From Martial Law to Multiculturalism: Filipino American Internationalism and the Hawai'i–Philippines "Special Relationship"

Saturday, January 4, 2025: 9:10 AM
Sutton Center (New York Hilton)
Mark Tseng-Putterman, Brown University
When Ferdinand Marcos’s personal Philippine Airlines 747 touched down at Honolulu International Airport on April 20, 1980, it marked the culmination of two competing allegiances for Hawai‘i’s Filipino community. For many local Filipinos, such as the 4,000 community members who gathered at the airport tarmac to welcome the Philippine strongman, Marcos’s visit was a source of ethnic and national pride. Organized by the Philippine consulate and local Filipino travel associations, this faction saw the ostensible achievements of the Philippines “New Society” under martial law as a vehicle for the project of ethnic uplift of Filipinos in Hawai‘i and an opportunity to profit from the growing political and economic ties between Hawai‘i and the Philippines. But for Hawai‘i’s local anti-martial law movement, Marcos’s visit represented US complicity with Philippine dictatorship at the national, state, and community level—a complicity shaped by shared Hawai‘i and Philippine histories of colonization, labor exploitation, militarism.

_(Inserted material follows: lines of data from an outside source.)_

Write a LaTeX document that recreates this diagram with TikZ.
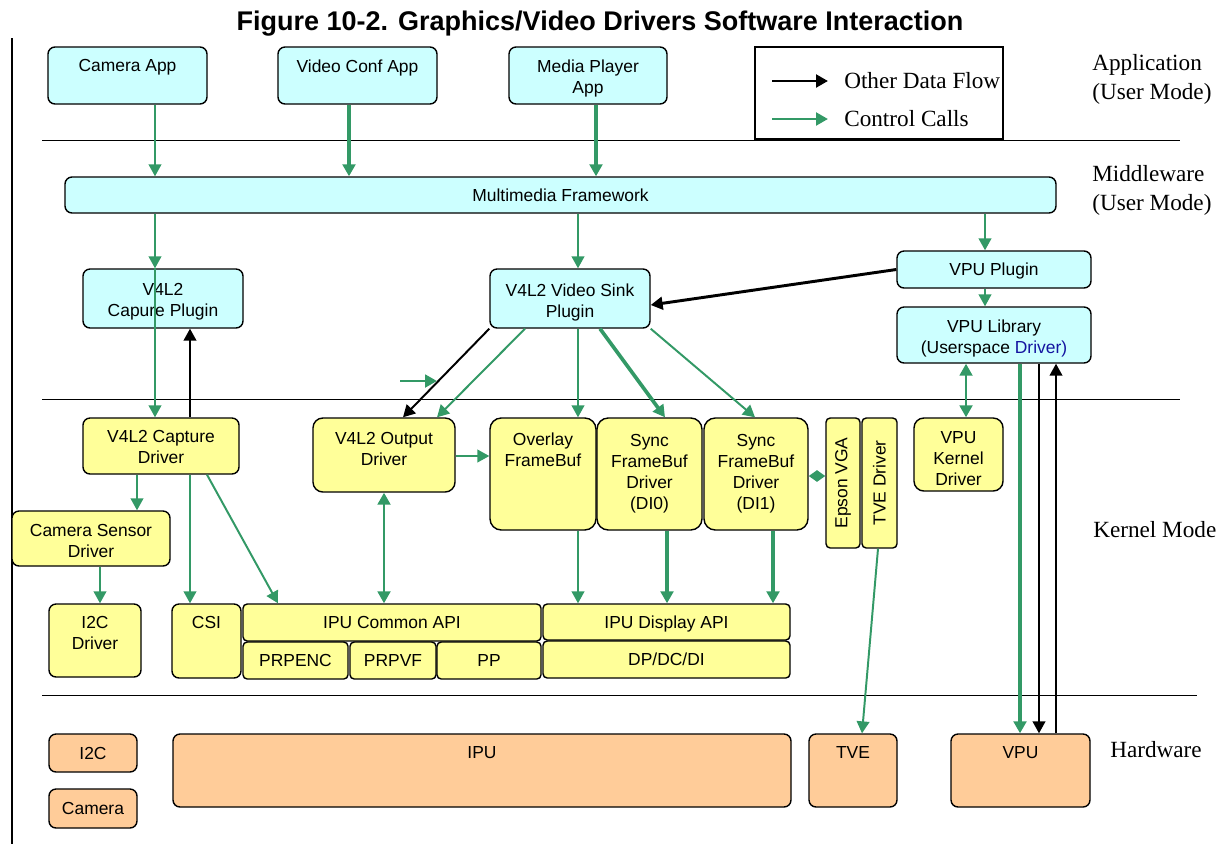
\documentclass[tikz,border=0pt]{standalone}
\usepackage{fontspec}
\setmainfont{Liberation Serif}
\setsansfont{Liberation Sans}
\usetikzlibrary{arrows.meta}
\definecolor{appcyan}{RGB}{204,255,255}
\definecolor{kernelyellow}{RGB}{255,255,153}
\definecolor{hworange}{RGB}{255,204,153}
\definecolor{ctrlgreen}{RGB}{51,153,102}
\definecolor{drvblue}{RGB}{20,20,160}
\newcommand{\boxfont}{\sffamily\fontsize{12.4}{15}\selectfont}
\newcommand{\layerfont}{\rmfamily\fontsize{16.5}{20.6}\selectfont}

\begin{document}
\begin{tikzpicture}[x=0.025cm, y=-0.025cm,
    >={Triangle[length=8.5pt, width=9pt]},
    box/.style={draw, rounded corners=5pt, line width=1pt, font=\boxfont, align=center, inner sep=1pt},
    appbox/.style={box, fill=appcyan},
    kbox/.style={box, fill=kernelyellow},
    hwbox/.style={box, fill=hworange},
    oneline/.style={text height=8.9pt, text depth=0pt},
    box size/.style 2 args={minimum width=#1*0.025cm, minimum height=#2*0.025cm},
    toptxt/.style={anchor=north, inner sep=0pt, yshift=-#1, font=\boxfont, align=center},
    toptxt/.default=0.32cm,
    layer/.style={font=\layerfont, align=left, inner sep=0pt},
    ctrl/.style={->, draw=ctrlgreen, line width=1.4pt},
    ctrl thick/.style={ctrl, line width=2.6pt},
    ctrl both/.style={<->, draw=ctrlgreen, line width=2pt},
    data/.style={->, draw=black, line width=1.4pt},
    data thick/.style={data, line width=2.1pt},
    sep/.style={line width=0.6pt}
]
    \useasboundingbox (0,0) rectangle (1220,844);

    % Title and layer separators
    \node[anchor=base, inner sep=0pt, font=\sffamily\bfseries\fontsize{19.2}{23}\selectfont] (title) at (600,30.7) {Figure 10-2. Graphics/Video Drivers Software Interaction};
    \draw[line width=1.6pt] (12,38) -- (12,844);
    \draw[sep] (42,140) -- (1180,140);
    \draw[sep] (42,399) -- (1180,399);
    \draw[sep] (42,695) -- (1197,695);

    % Layer names
    \node[layer, anchor=north west] (lapp) at (1092,54) {Application\\(User Mode)};
    \node[layer, anchor=north west] (lmid) at (1092,165) {Middleware\\(User Mode)};
    \node[layer, anchor=base west] (lkern) at (1093,537.7) {Kernel Mode};
    \node[layer, anchor=base west] (lhw) at (1110,757.7) {Hardware};

    % Legend
    \node[draw, line width=0.8pt, fill=white, box size={248}{92}] (legend) at (879,93) {};
    \node[layer, anchor=west] (lgdata) at (844,81) {Other Data Flow};
    \node[layer, anchor=west] (lgctrl) at (844,119) {Control Calls};
    \coordinate (lgdata-a) at (772,81);
    \coordinate (lgdata-b) at (828,81);
    \coordinate (lgctrl-a) at (772,119);
    \coordinate (lgctrl-b) at (828,119);
    \draw[data thick] (lgdata-a) -- (lgdata-b);
    \draw[ctrl, line width=2.1pt] (lgctrl-a) -- (lgctrl-b);

    % Applications
    \node[appbox, box size={159}{57}, label={[toptxt]north:Camera App}] (camapp) at (127.5,75.5) {};
    \node[appbox, box size={159}{57}, label={[toptxt]north:Video Conf App}] (confapp) at (357.5,75.5) {};
    \node[appbox, box size={158}{57}, label={[toptxt]north:Media Player\\App}] (mediaapp) at (588,75.5) {};

    % Middleware
    \node[appbox, oneline, box size={991}{36}] (mmf) at (560.5,195) {Multimedia Framework};
    \node[appbox, box size={160}{59}, label={[toptxt=0.37cm]north:V4L2\\Capure Plugin}] (capplugin) at (163,298.5) {};
    \node[appbox, box size={160}{59}, label={[toptxt=0.37cm]north:V4L2 Video Sink\\Plugin}] (sinkplugin) at (570,298.5) {};
    \node[appbox, oneline, box size={194}{37}] (vpuplugin) at (994,269.5) {VPU Plugin};
    \node[appbox, box size={194}{56}, label={[toptxt=0.34cm]north:VPU Library\\(Userspace \textcolor{drvblue}{Driver)}}] (vpulib) at (994,335) {};

    % Kernel drivers
    \node[kbox, box size={156}{56}, label={[toptxt]north:V4L2 Capture\\Driver}] (capdrv) at (161,446) {};
    \node[kbox, rounded corners=7pt, box size={142}{74}, label={[toptxt=0.37cm]north:V4L2 Output\\Driver}] (outdrv) at (384,455) {};
    \node[kbox, rounded corners=8pt, box size={106}{112}, label={[toptxt=0.39cm]north:Overlay\\FrameBuf}] (overlay) at (543,474) {};
    \node[kbox, rounded corners=8pt, box size={105}{112}] (di0) at (649.5,474) {Sync\\FrameBuf\\Driver\\(DI0)};
    \node[kbox, rounded corners=8pt, box size={104}{112}] (di1) at (756,474) {Sync\\FrameBuf\\Driver\\(DI1)};
    \node[kbox, rounded corners=3pt, box size={34}{130}] (epson) at (843,483) {\rotatebox{90}{Epson VGA}};
    \node[kbox, rounded corners=3pt, box size={35}{130}] (tvedrv) at (879.5,483) {\rotatebox{90}{TVE Driver}};
    \node[kbox, rounded corners=7pt, box size={89}{73}, label={[toptxt=0.34cm]north:VPU\\Kernel\\Driver}] (vpukdrv) at (958.5,454.5) {};
    \node[kbox, box size={158}{55}, label={[toptxt=0.34cm]north:Camera Sensor\\Driver}] (camsens) at (91,538.5) {};
    \node[kbox, box size={92}{73}, label={[toptxt]north:I2C\\Driver}] (i2cdrv) at (95,640.5) {};
    \node[kbox, box size={69}{74}, label={[toptxt]north:CSI}] (csi) at (206.5,641) {};
    \node[kbox, oneline, rounded corners=3pt, box size={298}{37}] (ipucommon) at (392,622.5) {IPU Common API};
    \node[kbox, oneline, rounded corners=3pt, box size={105}{37}] (prpenc) at (295.5,660.5) {PRPENC};
    \node[kbox, oneline, rounded corners=3pt, box size={86}{37}] (prpvf) at (393,660.5) {PRPVF};
    \node[kbox, oneline, rounded corners=3pt, box size={104}{37}] (pp) at (489,660.5) {PP};
    \node[kbox, oneline, rounded corners=3pt, box size={247}{36}] (ipudisp) at (666.5,622) {IPU Display API};
    \node[kbox, oneline, rounded corners=3pt, box size={247}{37}] (dpdcdi) at (666.5,659.5) {DP/DC/DI};

    % Hardware
    \node[hwbox, oneline, box size={88}{38}] (hwi2c) at (93,753) {I2C};
    \node[hwbox, oneline, box size={88}{39}] (hwcam) at (93,808.5) {Camera};
    \node[hwbox, box size={618}{73}, label={[toptxt]north:IPU}] (hwipu) at (482,770.5) {};
    \node[hwbox, box size={88}{73}, label={[toptxt]north:TVE}] (hwtve) at (853,770.5) {};
    \node[hwbox, box size={139}{73}, label={[toptxt]north:VPU}] (hwvpu) at (1020.5,770.5) {};

    % Control calls
    \draw[ctrl] (155,0 |- camapp.south) -- (155,0 |- mmf.north);
    \draw[ctrl thick] (349,0 |- confapp.south) -- (349,0 |- mmf.north);
    \draw[ctrl thick] (596,0 |- mediaapp.south) -- (596,0 |- mmf.north);
    \draw[ctrl] (155,0 |- mmf.south) -- (155,0 |- capplugin.north);
    \draw[ctrl] (155,0 |- capplugin.north) -- (155,0 |- capdrv.north);
    \draw[ctrl] (578,0 |- mmf.south) -- (578,0 |- sinkplugin.north);
    \draw[ctrl] (985,0 |- mmf.south) -- (985,0 |- vpuplugin.north);
    \draw[ctrl] (985,0 |- vpuplugin.south) -- (985,0 |- vpulib.north);
    \draw[ctrl] (525,0 |- sinkplugin.south) -- (437,0 |- outdrv.north);
    \draw[ctrl] (578,0 |- sinkplugin.south) -- (578,0 |- overlay.north);
    \draw[ctrl thick] (600,0 |- sinkplugin.south) -- (665,0 |- di0.north);
    \draw[ctrl] (sinkplugin.south east) -- (755,0 |- di1.north);
    \coordinate (stray-a) at (400,381);
    \coordinate (stray-b) at (437,381);
    \draw[ctrl, line width=2pt] (stray-a) -- (stray-b);
    \draw[ctrl] (outdrv.east |- 0,456) -- (overlay.west |- 0,456);
    \draw[ctrl both] (outdrv.south) -- (outdrv.south |- ipucommon.north);
    \draw[ctrl] (137,0 |- capdrv.south) -- (137,0 |- camsens.north);
    \draw[ctrl] (190,0 |- capdrv.south) -- (190,0 |- csi.north);
    \draw[ctrl] (207,0 |- capdrv.south) -- (278,0 |- ipucommon.north);
    \draw[ctrl] (100,0 |- camsens.south) -- (100,0 |- i2cdrv.north);
    \draw[ctrl] (578,0 |- overlay.south) -- (578,0 |- ipudisp.north);
    \draw[ctrl thick] (667,0 |- di0.south) -- (667,0 |- ipudisp.north);
    \draw[ctrl thick] (773,0 |- di1.south) -- (773,0 |- ipudisp.north);
    \draw[ctrl both, >={Triangle[length=6pt, width=8pt]}] (di1.east |- 0,476) -- (epson.west |- 0,476);
    \draw[ctrl] (878,0 |- tvedrv.south) -- (862,0 |- hwtve.north);
    \draw[ctrl both] (966,0 |- vpulib.south) -- (966,0 |- vpukdrv.north);
    \draw[ctrl thick] (1020,0 |- vpulib.south) -- (1020,0 |- hwvpu.north);

    % Other data flow
    \draw[data] (190,0 |- capdrv.north) -- (190,0 |- capplugin.south);
    \draw[data thick] (vpuplugin.west) -- (sinkplugin.east |- 0,305);
    \draw[data] (sinkplugin.south west) -- (403,0 |- outdrv.north);
    \draw[data] (1039,0 |- vpulib.south) -- (1039,0 |- hwvpu.north);
    \draw[data] (1056,0 |- hwvpu.north) -- (1056,0 |- vpulib.south);
\end{tikzpicture}
\end{document}
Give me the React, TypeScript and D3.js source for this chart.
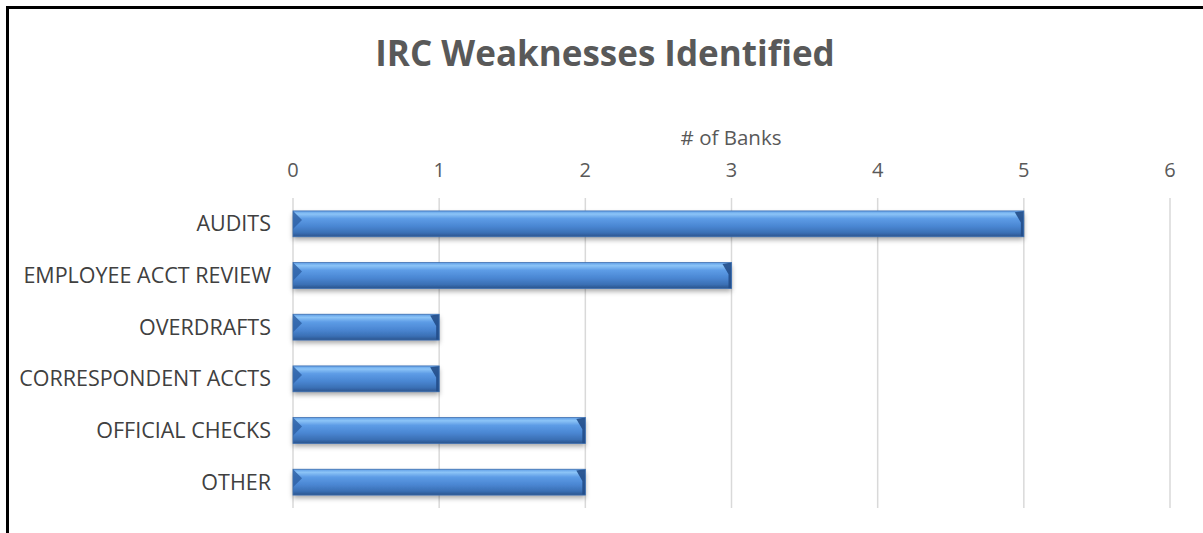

Using Marcos’s 1980 visit as a point of departure, this paper explores the divergent diasporic orientations of Hawai‘i Filipino community members towards Philippine martial law. I argue that these transnational engagements revealed the converging projects of Hawai‘i multiculturalism and martial law in the Philippines. As I show, this “special relationship”—undergirded by overlapping plantation economies, balikbayan tours, state diplomacy, and the symbolic position of Hawai‘i Filipinos—was alternately challenged and reinforced by Hawai‘i Filipino community leaders. Tracing the activities of community institutions such as the United Filipino Council of Hawaii and anti-martial law groups including Katipunan ng mga Demokratikong Pilipino (Union of Democratic Filipinos), I argue that the contested meaning of martial law for Hawai‘i Filipino community politics reflected how global questions of postcolonial sovereignty, US empire, and transpacific commerce shaped local community politics in the Filipino diaspora.